4. Remove the potato starch mixture from the fridge, you can see that mixture has sank onto the bottom of the bowl.  Pour the water away.


5. Add 2 tablespoon of lightly beaten egg and 1 tablespoon of oil, mix them together with the batter.  The batter will be hard so you need some strength to break them up, the oil should make the mixing easier.


6. Heat up enough oil in your wok or frying pan.  While waiting, add some sliced pork into the batter to coat.

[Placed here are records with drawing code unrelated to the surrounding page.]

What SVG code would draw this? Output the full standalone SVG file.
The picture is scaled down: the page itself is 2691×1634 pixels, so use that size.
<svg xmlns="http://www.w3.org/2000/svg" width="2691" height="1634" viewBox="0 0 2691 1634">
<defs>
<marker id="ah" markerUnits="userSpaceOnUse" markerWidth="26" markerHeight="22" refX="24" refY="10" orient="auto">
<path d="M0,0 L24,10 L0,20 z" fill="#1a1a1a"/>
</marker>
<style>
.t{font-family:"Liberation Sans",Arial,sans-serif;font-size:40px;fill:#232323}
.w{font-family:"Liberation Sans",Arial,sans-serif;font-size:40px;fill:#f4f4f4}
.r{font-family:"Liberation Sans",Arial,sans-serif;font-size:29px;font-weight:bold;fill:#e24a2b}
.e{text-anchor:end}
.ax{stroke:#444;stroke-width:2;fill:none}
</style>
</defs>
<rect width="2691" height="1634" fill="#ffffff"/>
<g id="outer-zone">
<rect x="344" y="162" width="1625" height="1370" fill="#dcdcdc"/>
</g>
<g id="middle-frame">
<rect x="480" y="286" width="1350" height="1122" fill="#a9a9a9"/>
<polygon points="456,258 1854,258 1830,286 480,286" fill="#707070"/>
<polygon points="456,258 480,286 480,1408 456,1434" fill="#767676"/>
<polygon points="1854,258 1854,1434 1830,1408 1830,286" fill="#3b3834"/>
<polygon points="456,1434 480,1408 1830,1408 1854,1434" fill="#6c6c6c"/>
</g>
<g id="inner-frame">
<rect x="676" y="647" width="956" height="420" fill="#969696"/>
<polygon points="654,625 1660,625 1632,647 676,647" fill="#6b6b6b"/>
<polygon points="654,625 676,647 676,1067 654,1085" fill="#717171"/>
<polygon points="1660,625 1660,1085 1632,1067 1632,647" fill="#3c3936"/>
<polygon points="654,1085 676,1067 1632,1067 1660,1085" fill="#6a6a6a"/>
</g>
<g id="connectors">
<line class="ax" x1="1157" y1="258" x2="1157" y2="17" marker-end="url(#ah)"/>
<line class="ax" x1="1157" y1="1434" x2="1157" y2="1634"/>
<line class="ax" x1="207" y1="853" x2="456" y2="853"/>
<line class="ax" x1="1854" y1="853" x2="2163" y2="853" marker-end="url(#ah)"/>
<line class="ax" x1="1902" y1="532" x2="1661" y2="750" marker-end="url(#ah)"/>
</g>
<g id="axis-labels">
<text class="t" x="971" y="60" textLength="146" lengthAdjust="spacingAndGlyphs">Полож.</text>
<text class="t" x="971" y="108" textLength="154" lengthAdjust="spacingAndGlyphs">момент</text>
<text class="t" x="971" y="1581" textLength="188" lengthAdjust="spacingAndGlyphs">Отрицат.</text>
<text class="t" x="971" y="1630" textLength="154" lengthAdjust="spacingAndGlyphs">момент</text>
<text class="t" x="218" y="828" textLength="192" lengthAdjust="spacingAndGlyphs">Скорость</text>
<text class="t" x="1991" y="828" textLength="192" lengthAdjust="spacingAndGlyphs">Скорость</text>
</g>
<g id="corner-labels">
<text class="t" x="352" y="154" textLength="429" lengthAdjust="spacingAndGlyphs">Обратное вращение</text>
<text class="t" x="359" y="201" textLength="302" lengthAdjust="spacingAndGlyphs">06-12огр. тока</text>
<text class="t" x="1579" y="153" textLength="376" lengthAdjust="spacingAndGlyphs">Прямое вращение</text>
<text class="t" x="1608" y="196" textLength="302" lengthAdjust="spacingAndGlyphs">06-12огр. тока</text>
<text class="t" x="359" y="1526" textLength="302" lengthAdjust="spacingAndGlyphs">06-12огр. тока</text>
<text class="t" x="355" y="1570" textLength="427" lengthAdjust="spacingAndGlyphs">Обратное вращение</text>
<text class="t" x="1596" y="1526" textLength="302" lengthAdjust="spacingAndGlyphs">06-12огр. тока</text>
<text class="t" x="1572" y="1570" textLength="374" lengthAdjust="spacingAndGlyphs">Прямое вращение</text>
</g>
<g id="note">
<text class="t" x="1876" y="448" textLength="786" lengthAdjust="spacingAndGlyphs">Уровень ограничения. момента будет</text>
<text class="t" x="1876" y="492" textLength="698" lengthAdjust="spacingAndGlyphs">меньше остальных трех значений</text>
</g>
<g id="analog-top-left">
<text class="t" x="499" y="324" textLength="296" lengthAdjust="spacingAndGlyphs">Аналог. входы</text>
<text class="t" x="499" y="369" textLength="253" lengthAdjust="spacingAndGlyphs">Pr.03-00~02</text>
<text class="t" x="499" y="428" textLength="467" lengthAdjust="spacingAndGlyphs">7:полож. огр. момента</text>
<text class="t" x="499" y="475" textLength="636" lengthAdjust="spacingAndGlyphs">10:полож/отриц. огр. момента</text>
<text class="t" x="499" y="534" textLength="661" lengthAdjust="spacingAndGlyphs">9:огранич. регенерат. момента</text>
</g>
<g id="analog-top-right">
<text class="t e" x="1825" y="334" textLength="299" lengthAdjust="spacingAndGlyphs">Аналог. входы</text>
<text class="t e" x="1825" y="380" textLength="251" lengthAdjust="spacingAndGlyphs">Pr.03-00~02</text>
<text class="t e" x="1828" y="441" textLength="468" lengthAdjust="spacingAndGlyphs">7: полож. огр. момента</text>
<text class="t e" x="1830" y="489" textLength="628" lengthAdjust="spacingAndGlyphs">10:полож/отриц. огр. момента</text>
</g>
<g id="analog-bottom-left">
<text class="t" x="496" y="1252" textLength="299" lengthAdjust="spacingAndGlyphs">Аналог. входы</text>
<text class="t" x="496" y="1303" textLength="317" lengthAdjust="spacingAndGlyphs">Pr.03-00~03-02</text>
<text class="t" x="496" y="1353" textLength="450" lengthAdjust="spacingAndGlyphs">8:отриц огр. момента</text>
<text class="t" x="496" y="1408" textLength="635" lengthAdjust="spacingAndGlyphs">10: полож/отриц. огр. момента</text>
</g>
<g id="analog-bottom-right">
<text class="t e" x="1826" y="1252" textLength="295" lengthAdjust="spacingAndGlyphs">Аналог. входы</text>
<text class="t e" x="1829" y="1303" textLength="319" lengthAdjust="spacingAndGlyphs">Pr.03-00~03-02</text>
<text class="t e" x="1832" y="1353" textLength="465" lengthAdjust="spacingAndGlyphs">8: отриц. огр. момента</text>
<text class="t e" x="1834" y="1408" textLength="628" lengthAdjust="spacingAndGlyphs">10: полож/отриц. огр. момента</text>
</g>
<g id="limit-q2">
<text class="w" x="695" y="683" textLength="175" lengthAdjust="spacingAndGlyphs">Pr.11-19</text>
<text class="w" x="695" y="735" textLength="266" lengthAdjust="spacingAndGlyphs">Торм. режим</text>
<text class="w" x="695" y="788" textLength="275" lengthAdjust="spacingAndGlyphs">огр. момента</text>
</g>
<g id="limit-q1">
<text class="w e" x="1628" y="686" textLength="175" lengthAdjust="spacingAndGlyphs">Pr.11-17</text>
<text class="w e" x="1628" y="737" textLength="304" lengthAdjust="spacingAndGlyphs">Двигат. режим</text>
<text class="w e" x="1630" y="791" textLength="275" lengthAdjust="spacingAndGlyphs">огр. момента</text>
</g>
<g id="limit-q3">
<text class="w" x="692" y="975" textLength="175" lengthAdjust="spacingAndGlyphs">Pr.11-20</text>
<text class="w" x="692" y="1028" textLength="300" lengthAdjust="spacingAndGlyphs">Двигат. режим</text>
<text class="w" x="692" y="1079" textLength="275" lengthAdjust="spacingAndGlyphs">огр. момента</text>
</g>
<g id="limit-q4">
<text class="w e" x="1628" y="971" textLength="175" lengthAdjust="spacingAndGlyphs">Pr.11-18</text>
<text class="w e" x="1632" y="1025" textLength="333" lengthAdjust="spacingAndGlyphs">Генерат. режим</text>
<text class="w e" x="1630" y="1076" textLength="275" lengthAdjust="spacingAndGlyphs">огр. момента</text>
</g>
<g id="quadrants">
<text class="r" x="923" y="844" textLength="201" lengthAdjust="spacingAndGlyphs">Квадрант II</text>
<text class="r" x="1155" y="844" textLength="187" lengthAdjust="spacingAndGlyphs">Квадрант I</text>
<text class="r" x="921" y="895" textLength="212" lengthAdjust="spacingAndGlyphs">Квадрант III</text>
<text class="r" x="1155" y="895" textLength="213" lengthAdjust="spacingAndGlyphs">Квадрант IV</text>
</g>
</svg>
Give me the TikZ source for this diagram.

7. When the oil is hot enough, add in the meat in for deep frying.  You have to fry them in small batches to prevent them from sticking together.  Once they have turned golden brown, remove them with a slotted spoon or ladle, place them in a plate lined with kitchen towel to drain the oil. 



8. In a frying pan, heat up some oil, add in onion to fry till translucent, followed by capsicum, mushroom, carrot and lastly cucumber.  Keep frying them till they are almost cooked.  In the meantime, mix the ingredients for the tangsuyuk sauce in a bowl and set aside for use later.


9. When the vegetables are almost done, pour in the tangsuyuk sauce and bring it to boil for a few minutes.  Add in the starch slurry 1 tablespoon at a time, stir well and keep on adding till it reaches the consistency that you prefer.


10. Heat up the oil in wok again, add in the deep fried pork in.  You can put all the pork into the wok this time.  Deep fry them for about 2 to 3 minutes, remove them with a slotted spoon or ladle, place them in a plate lined with kitchen towel to drain the oil.



11. Put the drained pork into a big plate and pour the tangsuyuk sauce over it and serve it.